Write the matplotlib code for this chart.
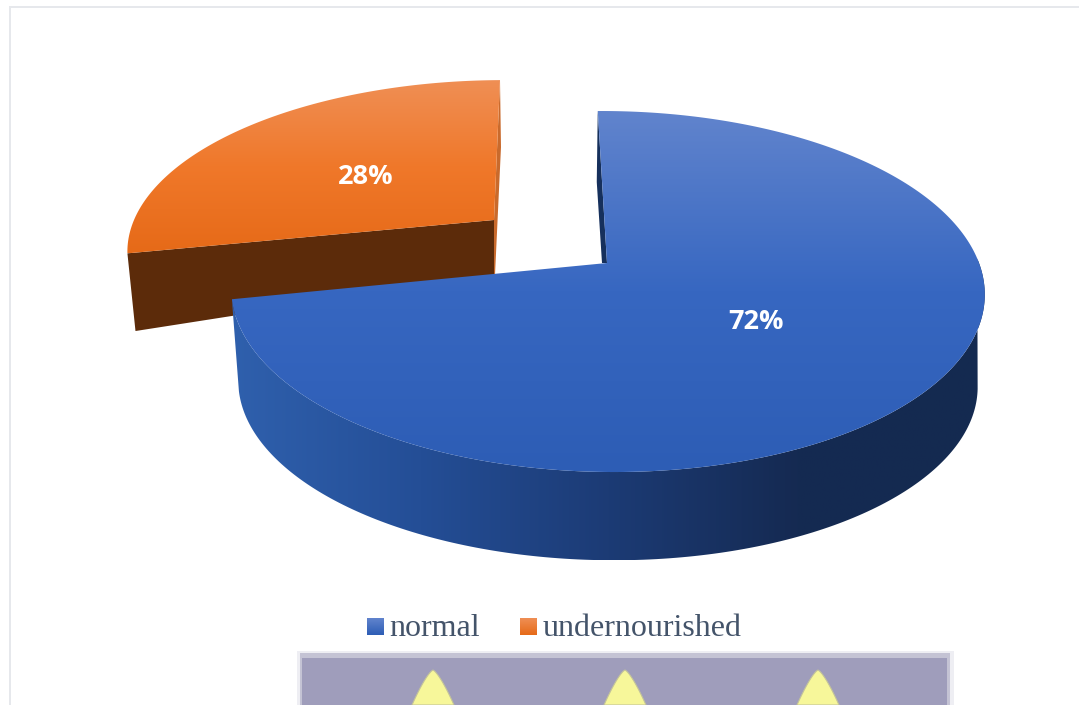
import numpy as np
import matplotlib
matplotlib.use('Agg')
import matplotlib.pyplot as plt
from matplotlib.colors import LinearSegmentedColormap
from matplotlib.patches import Polygon, Rectangle

categories = ['normal', 'undernourished']
shares = [72, 28]
labels = ['72%', '28%']

W, H = 1079, 705
START = -0.7
PERSP = 0.158


def project(theta, apex, a, b, shear=0.0):
    # titik pada lingkaran satuan -> layar, dengan perspektif sederhana
    t = np.radians(theta)
    u, v = np.sin(t), np.cos(t)
    d = 1 + PERSP * v
    y = -b * v / d
    x = a * u / d + shear * y
    return apex[0] + x, apex[1] + y


def gradient_fill(ax, pts, stops, horizontal=False, zorder=1):
    pts = np.asarray(pts)
    cmap = LinearSegmentedColormap.from_list('g', stops)
    x0, x1 = pts[:, 0].min(), pts[:, 0].max()
    y0, y1 = pts[:, 1].min(), pts[:, 1].max()
    g = np.linspace(0, 1, 256)
    g = g.reshape(1, -1) if horizontal else g.reshape(-1, 1)
    im = ax.imshow(g, cmap=cmap, extent=(x0, x1, y1, y0), aspect='auto',
                   vmin=0, vmax=1, zorder=zorder, interpolation='bilinear')
    patch = Polygon(pts, closed=True, transform=ax.transData, fc='none', ec='none')
    ax.add_patch(patch)
    im.set_clip_path(patch)


fig = plt.figure(figsize=(W / 100, H / 100), dpi=100)
ax = fig.add_axes([0, 0, 1, 1])
ax.set_xlim(0, W)
ax.set_ylim(H, 0)
ax.axis('off')

# bingkai
ax.add_patch(Rectangle((9, 6), W - 9, 2, fc='#e6e8ec', ec='none'))
ax.add_patch(Rectangle((9, 6), 2, H - 6, fc='#e6e8ec', ec='none'))

edges = START + np.cumsum([0] + shares) * 3.6
blue_th = np.linspace(edges[0], edges[1], 300)
orange_th = np.linspace(edges[1], edges[2], 120)

# irisan oranye (terpisah)
apex_o = (494, 220)
ox, oy = project(orange_th, apex_o, 360, 162, shear=-0.07)
low_apex_o = (494, 275)
low_x = apex_o[0] + (ox[0] - apex_o[0]) * 0.978
low_y = low_apex_o[1] + (oy[0] - apex_o[1]) * 1.68
ax.add_patch(Polygon([apex_o, (ox[0], oy[0]), (low_x, low_y), low_apex_o],
                     closed=True, fc='#5c2b0a', ec='none', zorder=2))
ax.add_patch(Polygon([(ox[-1], oy[-1]), (ox[-1] + 1, oy[-1] + 67),
                      (low_apex_o[0] + 1, low_apex_o[1]), low_apex_o, apex_o],
                     closed=True, fc='#c96a2c', ec='none', zorder=2))
gradient_fill(ax, list(zip(ox, oy)) + [apex_o],
              ['#ef8f55', '#f0782a', '#e66a18'], zorder=3)

# irisan biru: dinding lalu permukaan atas
apex_b = (607, 263)
SHEAR = 0.035
bx, by = project(blue_th, apex_b, 372, 176, shear=SHEAR)
lx, ly = project(blue_th, (apex_b[0], apex_b[1] + 93), 365, 172, shear=SHEAR)
rim_part = blue_th >= 88
low_part = blue_th >= 100
side = list(zip(bx[rim_part], by[rim_part])) + list(zip(lx[low_part][::-1], ly[low_part][::-1]))
gradient_fill(ax, side, ['#2f60ad', '#244e96', '#1c3b75', '#152a52', '#142a50'],
              horizontal=True, zorder=4)
ax.add_patch(Polygon([(bx[0], by[0]), (bx[0] - 1, by[0] + 71), (apex_b[0] - 5, apex_b[1]), apex_b],
                     closed=True, fc='#16305c', ec='none', zorder=4))
gradient_fill(ax, list(zip(bx, by)) + [apex_b],
              ['#6184cd', '#3767c1', '#2d5db5'], zorder=5)

ax.text(756, 322, labels[0], color='white', fontsize=19.5, fontweight='bold',
        family='Open Sans', ha='center', va='center', zorder=6)
ax.text(366, 177, labels[1], color='white', fontsize=19.5, fontweight='bold',
        family='Open Sans', ha='center', va='center', zorder=6)

# legenda
legend_x = [367, 520]
legend_colors = [['#6184cd', '#2d5db5'], ['#ef8f55', '#e66a18']]
for x, name, cols in zip(legend_x, categories, legend_colors):
    gradient_fill(ax, [(x, 618), (x + 17, 618), (x + 17, 635), (x, 635)], cols, zorder=6)
    ax.text(x + 22.5, 628, name, color='#44546a', fontsize=23,
            family='Liberation Serif', ha='left', va='center', zorder=6)

# gambar latar yang terpotong di bawah
ax.add_patch(Rectangle((297, 651), 657, 54, fc='#eeeef3', ec='none', zorder=1))
ax.add_patch(Rectangle((300, 653), 650, 52, fc='#c4c3d4', ec='none', zorder=1))
ax.add_patch(Rectangle((302, 658), 645, 47, fc='#9f9dbb', ec='none', zorder=1))
dy = np.linspace(0, 35, 30)
dw = 21 * (dy / 35) ** 0.75
for cx in [433, 625, 818]:
    drop = list(zip(cx - dw, 670 + dy)) + list(zip(cx + dw[::-1], 670 + dy[::-1]))
    ax.add_patch(Polygon(drop, closed=True, fc='#f7f79a', ec='#c4c49a', lw=0.8, zorder=2))

fig.savefig('out.png', dpi=100)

Required work: Transcribe the material exactly, leaving every picture out.

Answer below:
Write the matplotlib code for this chart.
import numpy as np
import matplotlib
matplotlib.use('Agg')
import matplotlib.pyplot as plt
from matplotlib.colors import LinearSegmentedColormap
from matplotlib.patches import Polygon, Rectangle

categories = ['normal', 'undernourished']
shares = [72, 28]
labels = ['72%', '28%']

W, H = 1079, 705
START = -0.7
PERSP = 0.158


def project(theta, apex, a, b, shear=0.0):
    # titik pada lingkaran satuan -> layar, dengan perspektif sederhana
    t = np.radians(theta)
    u, v = np.sin(t), np.cos(t)
    d = 1 + PERSP * v
    y = -b * v / d
    x = a * u / d + shear * y
    return apex[0] + x, apex[1] + y


def gradient_fill(ax, pts, stops, horizontal=False, zorder=1):
    pts = np.asarray(pts)
    cmap = LinearSegmentedColormap.from_list('g', stops)
    x0, x1 = pts[:, 0].min(), pts[:, 0].max()
    y0, y1 = pts[:, 1].min(), pts[:, 1].max()
    g = np.linspace(0, 1, 256)
    g = g.reshape(1, -1) if horizontal else g.reshape(-1, 1)
    im = ax.imshow(g, cmap=cmap, extent=(x0, x1, y1, y0), aspect='auto',
                   vmin=0, vmax=1, zorder=zorder, interpolation='bilinear')
    patch = Polygon(pts, closed=True, transform=ax.transData, fc='none', ec='none')
    ax.add_patch(patch)
    im.set_clip_path(patch)


fig = plt.figure(figsize=(W / 100, H / 100), dpi=100)
ax = fig.add_axes([0, 0, 1, 1])
ax.set_xlim(0, W)
ax.set_ylim(H, 0)
ax.axis('off')

# bingkai
ax.add_patch(Rectangle((9, 6), W - 9, 2, fc='#e6e8ec', ec='none'))
ax.add_patch(Rectangle((9, 6), 2, H - 6, fc='#e6e8ec', ec='none'))

edges = START + np.cumsum([0] + shares) * 3.6
blue_th = np.linspace(edges[0], edges[1], 300)
orange_th = np.linspace(edges[1], edges[2], 120)

# irisan oranye (terpisah)
apex_o = (494, 220)
ox, oy = project(orange_th, apex_o, 360, 162, shear=-0.07)
low_apex_o = (494, 275)
low_x = apex_o[0] + (ox[0] - apex_o[0]) * 0.978
low_y = low_apex_o[1] + (oy[0] - apex_o[1]) * 1.68
ax.add_patch(Polygon([apex_o, (ox[0], oy[0]), (low_x, low_y), low_apex_o],
                     closed=True, fc='#5c2b0a', ec='none', zorder=2))
ax.add_patch(Polygon([(ox[-1], oy[-1]), (ox[-1] + 1, oy[-1] + 67),
                      (low_apex_o[0] + 1, low_apex_o[1]), low_apex_o, apex_o],
                     closed=True, fc='#c96a2c', ec='none', zorder=2))
gradient_fill(ax, list(zip(ox, oy)) + [apex_o],
              ['#ef8f55', '#f0782a', '#e66a18'], zorder=3)

# irisan biru: dinding lalu permukaan atas
apex_b = (607, 263)
SHEAR = 0.035
bx, by = project(blue_th, apex_b, 372, 176, shear=SHEAR)
lx, ly = project(blue_th, (apex_b[0], apex_b[1] + 93), 365, 172, shear=SHEAR)
rim_part = blue_th >= 88
low_part = blue_th >= 100
side = list(zip(bx[rim_part], by[rim_part])) + list(zip(lx[low_part][::-1], ly[low_part][::-1]))
gradient_fill(ax, side, ['#2f60ad', '#244e96', '#1c3b75', '#152a52', '#142a50'],
              horizontal=True, zorder=4)
ax.add_patch(Polygon([(bx[0], by[0]), (bx[0] - 1, by[0] + 71), (apex_b[0] - 5, apex_b[1]), apex_b],
                     closed=True, fc='#16305c', ec='none', zorder=4))
gradient_fill(ax, list(zip(bx, by)) + [apex_b],
              ['#6184cd', '#3767c1', '#2d5db5'], zorder=5)

ax.text(756, 322, labels[0], color='white', fontsize=19.5, fontweight='bold',
        family='Open Sans', ha='center', va='center', zorder=6)
ax.text(366, 177, labels[1], color='white', fontsize=19.5, fontweight='bold',
        family='Open Sans', ha='center', va='center', zorder=6)

# legenda
legend_x = [367, 520]
legend_colors = [['#6184cd', '#2d5db5'], ['#ef8f55', '#e66a18']]
for x, name, cols in zip(legend_x, categories, legend_colors):
    gradient_fill(ax, [(x, 618), (x + 17, 618), (x + 17, 635), (x, 635)], cols, zorder=6)
    ax.text(x + 22.5, 628, name, color='#44546a', fontsize=23,
            family='Liberation Serif', ha='left', va='center', zorder=6)

# gambar latar yang terpotong di bawah
ax.add_patch(Rectangle((297, 651), 657, 54, fc='#eeeef3', ec='none', zorder=1))
ax.add_patch(Rectangle((300, 653), 650, 52, fc='#c4c3d4', ec='none', zorder=1))
ax.add_patch(Rectangle((302, 658), 645, 47, fc='#9f9dbb', ec='none', zorder=1))
dy = np.linspace(0, 35, 30)
dw = 21 * (dy / 35) ** 0.75
for cx in [433, 625, 818]:
    drop = list(zip(cx - dw, 670 + dy)) + list(zip(cx + dw[::-1], 670 + dy[::-1]))
    ax.add_patch(Polygon(drop, closed=True, fc='#f7f79a', ec='#c4c49a', lw=0.8, zorder=2))

fig.savefig('out.png', dpi=100)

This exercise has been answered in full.